I'm very sorry to say that, dear noir-dresses, but I believe that you'll have severe losses over your investment in BMP.
Bondholders will probably recover half of the former nominal value, shareholders will probably recover just a 33% or less of the last stock quotes (it was 21 EUR, if I remember correctly).
Anyway, these are just my personal predictions, and I would be glad to be denied on that! I'm just a guy who invests his savings, I'm not a high finance guru, and I really wish you to recover a lot more than I think is likely to happen.
By the way, "the time to buy is when there's blood in the streets". The stock market of Italian banks now is underrated because of the reputation of poor solidity, after the BMP mess.
Look at these numbers. This is the history of the Intesa San Paolo's dividend payout. It has an interesting 6,3% dividend yield, at this moment. It is a far more solid bank than BMP, and it's a good opportunity to keep diversified your investment portfolio.
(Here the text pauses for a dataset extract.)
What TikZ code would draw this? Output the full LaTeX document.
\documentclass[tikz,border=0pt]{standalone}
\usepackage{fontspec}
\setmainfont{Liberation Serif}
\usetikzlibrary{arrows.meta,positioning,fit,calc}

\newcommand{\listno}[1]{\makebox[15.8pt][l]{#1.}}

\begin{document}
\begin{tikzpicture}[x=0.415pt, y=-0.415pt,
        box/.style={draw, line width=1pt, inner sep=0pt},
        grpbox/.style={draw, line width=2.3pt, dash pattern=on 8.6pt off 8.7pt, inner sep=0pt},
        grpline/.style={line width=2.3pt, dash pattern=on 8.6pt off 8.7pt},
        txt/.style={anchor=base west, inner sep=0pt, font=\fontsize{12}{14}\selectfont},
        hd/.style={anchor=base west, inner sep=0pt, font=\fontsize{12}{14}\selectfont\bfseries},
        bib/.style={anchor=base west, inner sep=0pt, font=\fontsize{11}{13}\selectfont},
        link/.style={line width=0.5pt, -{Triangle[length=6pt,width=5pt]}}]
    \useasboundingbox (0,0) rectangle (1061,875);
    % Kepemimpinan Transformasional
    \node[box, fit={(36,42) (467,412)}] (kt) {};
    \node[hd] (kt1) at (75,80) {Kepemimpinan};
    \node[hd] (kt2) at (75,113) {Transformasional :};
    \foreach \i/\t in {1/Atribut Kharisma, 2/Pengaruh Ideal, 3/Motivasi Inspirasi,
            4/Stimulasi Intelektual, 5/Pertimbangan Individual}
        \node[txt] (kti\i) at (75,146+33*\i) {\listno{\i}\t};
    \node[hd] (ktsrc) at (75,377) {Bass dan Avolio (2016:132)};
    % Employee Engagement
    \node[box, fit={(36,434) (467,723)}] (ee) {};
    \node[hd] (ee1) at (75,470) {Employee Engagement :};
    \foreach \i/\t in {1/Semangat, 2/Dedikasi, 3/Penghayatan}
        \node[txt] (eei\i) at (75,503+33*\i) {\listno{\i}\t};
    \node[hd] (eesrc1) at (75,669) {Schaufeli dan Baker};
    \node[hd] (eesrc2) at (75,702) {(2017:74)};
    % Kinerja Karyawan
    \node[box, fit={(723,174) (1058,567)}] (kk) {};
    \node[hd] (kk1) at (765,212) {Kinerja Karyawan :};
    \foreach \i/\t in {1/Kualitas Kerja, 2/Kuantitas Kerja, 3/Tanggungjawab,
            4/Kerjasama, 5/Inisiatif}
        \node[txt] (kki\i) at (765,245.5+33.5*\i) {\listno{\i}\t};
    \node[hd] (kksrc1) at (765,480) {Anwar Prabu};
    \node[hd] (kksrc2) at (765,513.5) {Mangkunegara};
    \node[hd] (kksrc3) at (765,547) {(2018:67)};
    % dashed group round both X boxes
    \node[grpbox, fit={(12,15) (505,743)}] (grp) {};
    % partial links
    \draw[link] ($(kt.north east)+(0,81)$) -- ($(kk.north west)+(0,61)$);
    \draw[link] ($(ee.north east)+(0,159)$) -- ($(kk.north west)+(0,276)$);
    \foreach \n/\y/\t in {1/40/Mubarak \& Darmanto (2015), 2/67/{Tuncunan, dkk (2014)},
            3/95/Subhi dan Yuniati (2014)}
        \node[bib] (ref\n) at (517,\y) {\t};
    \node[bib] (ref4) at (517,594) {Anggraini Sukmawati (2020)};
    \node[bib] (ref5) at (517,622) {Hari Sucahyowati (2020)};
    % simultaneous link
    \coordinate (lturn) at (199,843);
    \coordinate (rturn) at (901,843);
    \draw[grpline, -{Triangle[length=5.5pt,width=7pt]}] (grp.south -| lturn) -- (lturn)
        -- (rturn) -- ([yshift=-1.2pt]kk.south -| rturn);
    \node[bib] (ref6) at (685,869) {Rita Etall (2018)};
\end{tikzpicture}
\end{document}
Feel free to dismiss this advice.
Remember, keep your investment portfolio diversified, splitted in half with high standard bonds and half in common stock, in at least 10 to 15 companies, always with a reliable dividend payout history and their funding obtained at least 50% from its bondholders rather than by bank loans. And follow strictly a dollar cost average policy. In this way you will minimize the risk of other troubles like BMP
You need to be proud of your Monte dei Paschi investment.
In Italy we say ‘oggi giorno se non hai non performing loans non sei nessuno’ [nowdays if you do not owe non performing loans you are not an importan person].